> WHAT THE EXERCISE ASKS
Leave the pictures out and retype the lines from the beginning through the line with "const without5S = [3.295, 3.447, 3.598, 3.674, 4.382];", both ends included.

--- begin DATA BLOCK ---

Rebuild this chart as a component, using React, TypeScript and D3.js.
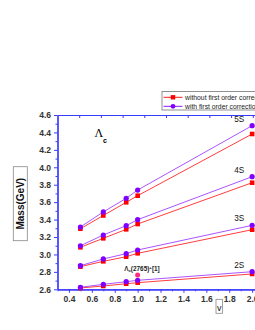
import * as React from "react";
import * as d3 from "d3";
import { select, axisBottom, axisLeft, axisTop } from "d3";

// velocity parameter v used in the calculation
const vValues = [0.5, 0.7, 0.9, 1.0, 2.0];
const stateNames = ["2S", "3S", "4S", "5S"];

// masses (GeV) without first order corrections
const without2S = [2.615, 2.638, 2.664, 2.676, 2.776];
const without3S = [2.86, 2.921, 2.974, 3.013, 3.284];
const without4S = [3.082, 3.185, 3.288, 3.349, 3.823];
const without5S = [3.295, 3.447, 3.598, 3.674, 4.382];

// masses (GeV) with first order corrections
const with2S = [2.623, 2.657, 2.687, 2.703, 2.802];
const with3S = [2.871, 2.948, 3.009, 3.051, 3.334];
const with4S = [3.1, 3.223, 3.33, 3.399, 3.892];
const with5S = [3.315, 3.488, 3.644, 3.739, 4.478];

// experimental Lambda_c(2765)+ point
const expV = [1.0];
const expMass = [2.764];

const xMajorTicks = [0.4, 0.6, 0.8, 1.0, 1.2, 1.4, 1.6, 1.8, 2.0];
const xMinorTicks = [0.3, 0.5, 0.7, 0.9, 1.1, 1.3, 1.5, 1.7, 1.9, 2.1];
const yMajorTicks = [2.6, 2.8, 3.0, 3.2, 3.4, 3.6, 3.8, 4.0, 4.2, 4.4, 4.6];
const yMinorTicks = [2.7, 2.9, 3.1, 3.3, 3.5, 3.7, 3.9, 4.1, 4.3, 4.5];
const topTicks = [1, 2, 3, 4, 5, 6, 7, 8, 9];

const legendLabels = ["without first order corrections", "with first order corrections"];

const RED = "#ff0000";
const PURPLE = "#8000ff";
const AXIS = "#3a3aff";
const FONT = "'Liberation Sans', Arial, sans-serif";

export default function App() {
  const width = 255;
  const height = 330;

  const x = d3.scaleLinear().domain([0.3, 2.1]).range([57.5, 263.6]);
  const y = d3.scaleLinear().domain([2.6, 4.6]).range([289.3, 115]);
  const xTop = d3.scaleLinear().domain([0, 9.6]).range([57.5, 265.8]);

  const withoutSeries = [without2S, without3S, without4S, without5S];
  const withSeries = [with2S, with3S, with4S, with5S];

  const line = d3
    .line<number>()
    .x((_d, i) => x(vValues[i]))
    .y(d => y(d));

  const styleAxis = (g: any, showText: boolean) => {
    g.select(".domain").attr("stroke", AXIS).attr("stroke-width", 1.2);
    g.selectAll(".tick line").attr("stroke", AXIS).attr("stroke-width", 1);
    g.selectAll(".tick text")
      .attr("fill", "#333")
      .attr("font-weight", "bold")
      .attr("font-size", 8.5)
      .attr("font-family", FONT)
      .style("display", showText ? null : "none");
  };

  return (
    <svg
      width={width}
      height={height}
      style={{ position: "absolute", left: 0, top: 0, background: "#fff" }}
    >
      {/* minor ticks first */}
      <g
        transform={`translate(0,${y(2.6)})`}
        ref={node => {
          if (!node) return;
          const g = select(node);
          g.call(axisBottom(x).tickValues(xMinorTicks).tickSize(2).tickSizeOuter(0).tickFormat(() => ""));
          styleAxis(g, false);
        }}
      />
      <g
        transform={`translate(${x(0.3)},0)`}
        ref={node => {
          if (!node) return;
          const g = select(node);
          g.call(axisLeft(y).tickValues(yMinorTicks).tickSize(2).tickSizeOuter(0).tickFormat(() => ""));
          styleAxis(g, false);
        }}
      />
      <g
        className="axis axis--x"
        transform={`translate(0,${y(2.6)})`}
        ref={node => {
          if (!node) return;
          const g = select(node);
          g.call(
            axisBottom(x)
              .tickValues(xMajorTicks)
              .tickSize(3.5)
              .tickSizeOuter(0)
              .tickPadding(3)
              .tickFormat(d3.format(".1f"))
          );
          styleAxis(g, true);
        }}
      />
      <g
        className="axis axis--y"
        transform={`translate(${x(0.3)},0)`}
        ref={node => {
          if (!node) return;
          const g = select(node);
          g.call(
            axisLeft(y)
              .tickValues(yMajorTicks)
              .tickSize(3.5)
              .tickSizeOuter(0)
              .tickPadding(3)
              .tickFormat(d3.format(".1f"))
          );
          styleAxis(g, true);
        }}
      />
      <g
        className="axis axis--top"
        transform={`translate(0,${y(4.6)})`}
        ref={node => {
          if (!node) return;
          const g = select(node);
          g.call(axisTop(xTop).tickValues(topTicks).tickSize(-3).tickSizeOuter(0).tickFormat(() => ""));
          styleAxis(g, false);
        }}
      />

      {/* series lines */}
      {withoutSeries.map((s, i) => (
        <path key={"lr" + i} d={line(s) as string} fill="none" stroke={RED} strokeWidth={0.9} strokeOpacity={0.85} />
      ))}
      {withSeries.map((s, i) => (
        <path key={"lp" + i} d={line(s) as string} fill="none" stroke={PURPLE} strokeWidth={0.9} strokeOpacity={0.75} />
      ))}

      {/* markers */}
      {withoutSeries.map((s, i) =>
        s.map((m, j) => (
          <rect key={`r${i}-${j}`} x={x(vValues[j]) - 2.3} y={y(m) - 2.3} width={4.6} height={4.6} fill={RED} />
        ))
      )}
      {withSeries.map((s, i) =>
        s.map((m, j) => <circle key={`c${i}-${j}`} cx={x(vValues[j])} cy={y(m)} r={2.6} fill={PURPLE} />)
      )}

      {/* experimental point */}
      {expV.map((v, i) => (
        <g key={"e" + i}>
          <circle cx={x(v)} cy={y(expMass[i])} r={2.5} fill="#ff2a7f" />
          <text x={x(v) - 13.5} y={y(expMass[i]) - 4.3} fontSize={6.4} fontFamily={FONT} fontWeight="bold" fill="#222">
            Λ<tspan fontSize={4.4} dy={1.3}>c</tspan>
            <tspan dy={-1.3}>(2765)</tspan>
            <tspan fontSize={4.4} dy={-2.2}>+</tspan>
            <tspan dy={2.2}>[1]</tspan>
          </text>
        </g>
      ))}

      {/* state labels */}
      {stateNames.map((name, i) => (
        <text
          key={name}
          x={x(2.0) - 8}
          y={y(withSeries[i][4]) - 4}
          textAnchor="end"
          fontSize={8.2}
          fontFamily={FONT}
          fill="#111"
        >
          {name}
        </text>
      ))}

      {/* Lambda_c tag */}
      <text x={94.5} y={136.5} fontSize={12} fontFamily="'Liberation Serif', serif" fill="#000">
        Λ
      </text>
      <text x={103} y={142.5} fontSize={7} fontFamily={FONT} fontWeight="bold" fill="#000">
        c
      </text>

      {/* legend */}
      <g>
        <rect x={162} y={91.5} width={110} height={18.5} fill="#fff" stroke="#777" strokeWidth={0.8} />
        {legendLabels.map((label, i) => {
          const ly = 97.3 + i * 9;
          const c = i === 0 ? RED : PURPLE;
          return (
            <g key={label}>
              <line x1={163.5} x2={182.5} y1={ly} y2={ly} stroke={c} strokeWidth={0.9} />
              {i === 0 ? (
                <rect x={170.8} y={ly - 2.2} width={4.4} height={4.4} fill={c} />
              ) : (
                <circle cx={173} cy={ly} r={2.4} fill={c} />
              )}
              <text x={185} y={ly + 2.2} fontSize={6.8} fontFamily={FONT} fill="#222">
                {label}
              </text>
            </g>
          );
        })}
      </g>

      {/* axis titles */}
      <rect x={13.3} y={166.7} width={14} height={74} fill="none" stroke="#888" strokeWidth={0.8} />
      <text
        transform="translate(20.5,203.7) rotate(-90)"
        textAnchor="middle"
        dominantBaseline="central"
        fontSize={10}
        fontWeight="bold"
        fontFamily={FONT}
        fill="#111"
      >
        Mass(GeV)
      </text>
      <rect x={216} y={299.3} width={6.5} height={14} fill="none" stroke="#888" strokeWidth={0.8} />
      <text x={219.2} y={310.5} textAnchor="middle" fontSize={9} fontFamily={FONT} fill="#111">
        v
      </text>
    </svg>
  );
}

--- end DATA BLOCK ---

> RESULT
Rebuild this chart as a component, using React, TypeScript and D3.js.
import * as React from "react";
import * as d3 from "d3";
import { select, axisBottom, axisLeft, axisTop } from "d3";

// velocity parameter v used in the calculation
const vValues = [0.5, 0.7, 0.9, 1.0, 2.0];
const stateNames = ["2S", "3S", "4S", "5S"];

// masses (GeV) without first order corrections
const without2S = [2.615, 2.638, 2.664, 2.676, 2.776];
const without3S = [2.86, 2.921, 2.974, 3.013, 3.284];
const without4S = [3.082, 3.185, 3.288, 3.349, 3.823];
const without5S = [3.295, 3.447, 3.598, 3.674, 4.382];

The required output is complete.